--- begin Stored data ---

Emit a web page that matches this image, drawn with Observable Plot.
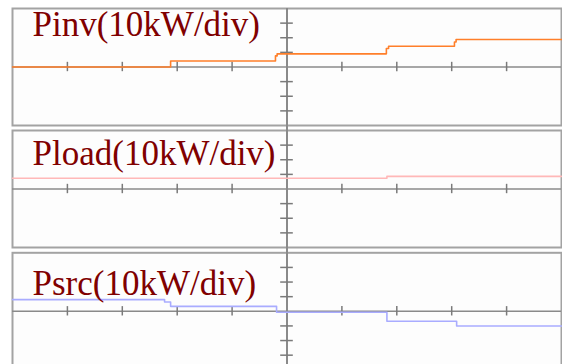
<!DOCTYPE html>
<html>
<head>
<meta charset="utf-8">
<script src="https://cdn.jsdelivr.net/npm/d3@7"></script>
<script src="https://cdn.jsdelivr.net/npm/@observablehq/plot@0.6"></script>
<style>
  html, body { margin: 0; padding: 0; background: #ffffff; overflow: hidden; }
  #chart { width: 562px; height: 364px; overflow: hidden; position: relative; }
  #chart svg { display: block; position: absolute; left: 0; overflow: visible; }
</style>
</head>
<body>
<div id="chart"></div>
<script>
// Time in divisions (0..10), power in kW (10 kW/div)
const titles = ["Pinv(10kW/div)", "Pload(10kW/div)", "Psrc(10kW/div)"];

const pinvT = [0, 2.88, 4.79, 4.82, 6.81, 6.85, 8.05, 8.08, 10];
const pinvV = [0, 4.1, 7.6, 9.0, 12.6, 14.2, 17.1, 18.8, 18.8];

const ploadT = [0, 6.82, 10];
const ploadV = [7.3, 8.6, 8.6];

const psrcT = [0, 2.77, 2.88, 4.81, 6.82, 8.09, 10];
const psrcV = [8.0, 6.4, 3.4, -0.7, -6.8, -10.1, -10.1];

const xTicks = [1, 2, 3, 4, 6, 7, 8, 9];     // divisions on time axis
const yTicks = [-30, -20, -10, 10, 20, 30];  // kW on center axis
const xCenter = [5];

const colors = ["#ff7f2a", "#ffb8b8", "#a9acff"];

function toRows(t, v) { return t.map((d, i) => ({t: d, p: v[i]})); }
const series = [toRows(pinvT, pinvV), toRows(ploadT, ploadV), toRows(psrcT, psrcV)];

// layout of the three panels
const panels = [
  {top: 0,   height: 129, mt: 8,   mb: 4,   titleDy: 27, ruleTop: 40},
  {top: 129, height: 122, mt: 1,   mb: 4,   titleDy: 34, ruleTop: 45},
  {top: 251, height: 122, mt: 1.3, mb: 3.7, titleDy: 42, ruleTop: 45}
];

const root = document.getElementById("chart");
panels.forEach((pn, i) => {
  const svg = Plot.plot({
    width: 562,
    height: pn.height,
    marginLeft: 12,
    marginRight: 1,
    marginTop: pn.mt,
    marginBottom: pn.mb,
    x: {domain: [0, 10], axis: null},
    y: {domain: [-40, 40], axis: null},
    style: {background: "transparent"},
    marks: [
      Plot.frame({fill: "#fdfdfd", stroke: "#a3a3a3", strokeWidth: 2}),
      Plot.ruleY([0], {stroke: "#8a8a8a", strokeWidth: 1.6}),
      Plot.ruleX(xCenter, {y1: -46, y2: pn.ruleTop, stroke: "#8a8a8a", strokeWidth: 2}),
      Plot.ruleX(xTicks, {x: d => d, y1: -3.2, y2: 3.2, stroke: "#7a7a7a", strokeWidth: 1.5}),
      Plot.ruleY(yTicks, {y: d => d, x1: 4.885, x2: 5.115, stroke: "#7a7a7a", strokeWidth: 1.5}),
      Plot.line(series[i], {x: "t", y: "p", curve: "step-after", stroke: colors[i], strokeWidth: 1.6}),
      Plot.text([titles[i]], {
        frameAnchor: "top-left", dx: 20, dy: pn.titleDy,
        text: d => d, textAnchor: "start", lineAnchor: "bottom",
        fill: "#800000", fontSize: 35, fontFamily: "Liberation Serif, 'Times New Roman', serif"
      })
    ]
  });
  svg.style.top = pn.top + "px";
  root.appendChild(svg);
});
</script>
</body>
</html>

--- end Stored data ---

[Exercise requirements]
Copy the data word for word. Pictures do not go in the copy.

[Expected output]
Emit a web page that matches this image, drawn with Observable Plot.
<!DOCTYPE html>
<html>
<head>
<meta charset="utf-8">
<script src="https://cdn.jsdelivr.net/npm/d3@7"></script>
<script src="https://cdn.jsdelivr.net/npm/@observablehq/plot@0.6"></script>
<style>
  html, body { margin: 0; padding: 0; background: #ffffff; overflow: hidden; }
  #chart { width: 562px; height: 364px; overflow: hidden; position: relative; }
  #chart svg { display: block; position: absolute; left: 0; overflow: visible; }
</style>
</head>
<body>
<div id="chart"></div>
<script>
// Time in divisions (0..10), power in kW (10 kW/div)
const titles = ["Pinv(10kW/div)", "Pload(10kW/div)", "Psrc(10kW/div)"];

const pinvT = [0, 2.88, 4.79, 4.82, 6.81, 6.85, 8.05, 8.08, 10];
const pinvV = [0, 4.1, 7.6, 9.0, 12.6, 14.2, 17.1, 18.8, 18.8];

const ploadT = [0, 6.82, 10];
const ploadV = [7.3, 8.6, 8.6];

const psrcT = [0, 2.77, 2.88, 4.81, 6.82, 8.09, 10];
const psrcV = [8.0, 6.4, 3.4, -0.7, -6.8, -10.1, -10.1];

const xTicks = [1, 2, 3, 4, 6, 7, 8, 9];     // divisions on time axis
const yTicks = [-30, -20, -10, 10, 20, 30];  // kW on center axis
const xCenter = [5];

const colors = ["#ff7f2a", "#ffb8b8", "#a9acff"];

function toRows(t, v) { return t.map((d, i) => ({t: d, p: v[i]})); }
const series = [toRows(pinvT, pinvV), toRows(ploadT, ploadV), toRows(psrcT, psrcV)];

// layout of the three panels
const panels = [
  {top: 0,   height: 129, mt: 8,   mb: 4,   titleDy: 27, ruleTop: 40},
  {top: 129, height: 122, mt: 1,   mb: 4,   titleDy: 34, ruleTop: 45},
  {top: 251, height: 122, mt: 1.3, mb: 3.7, titleDy: 42, ruleTop: 45}
];

const root = document.getElementById("chart");
panels.forEach((pn, i) => {
  const svg = Plot.plot({
    width: 562,
    height: pn.height,
    marginLeft: 12,
    marginRight: 1,
    marginTop: pn.mt,
    marginBottom: pn.mb,
    x: {domain: [0, 10], axis: null},
    y: {domain: [-40, 40], axis: null},
    style: {background: "transparent"},
    marks: [
      Plot.frame({fill: "#fdfdfd", stroke: "#a3a3a3", strokeWidth: 2}),
      Plot.ruleY([0], {stroke: "#8a8a8a", strokeWidth: 1.6}),
      Plot.ruleX(xCenter, {y1: -46, y2: pn.ruleTop, stroke: "#8a8a8a", strokeWidth: 2}),
      Plot.ruleX(xTicks, {x: d => d, y1: -3.2, y2: 3.2, stroke: "#7a7a7a", strokeWidth: 1.5}),
      Plot.ruleY(yTicks, {y: d => d, x1: 4.885, x2: 5.115, stroke: "#7a7a7a", strokeWidth: 1.5}),
      Plot.line(series[i], {x: "t", y: "p", curve: "step-after", stroke: colors[i], strokeWidth: 1.6}),
      Plot.text([titles[i]], {
        frameAnchor: "top-left", dx: 20, dy: pn.titleDy,
        text: d => d, textAnchor: "start", lineAnchor: "bottom",
        fill: "#800000", fontSize: 35, fontFamily: "Liberation Serif, 'Times New Roman', serif"
      })
    ]
  });
  svg.style.top = pn.top + "px";
  root.appendChild(svg);
});
</script>
</body>
</html>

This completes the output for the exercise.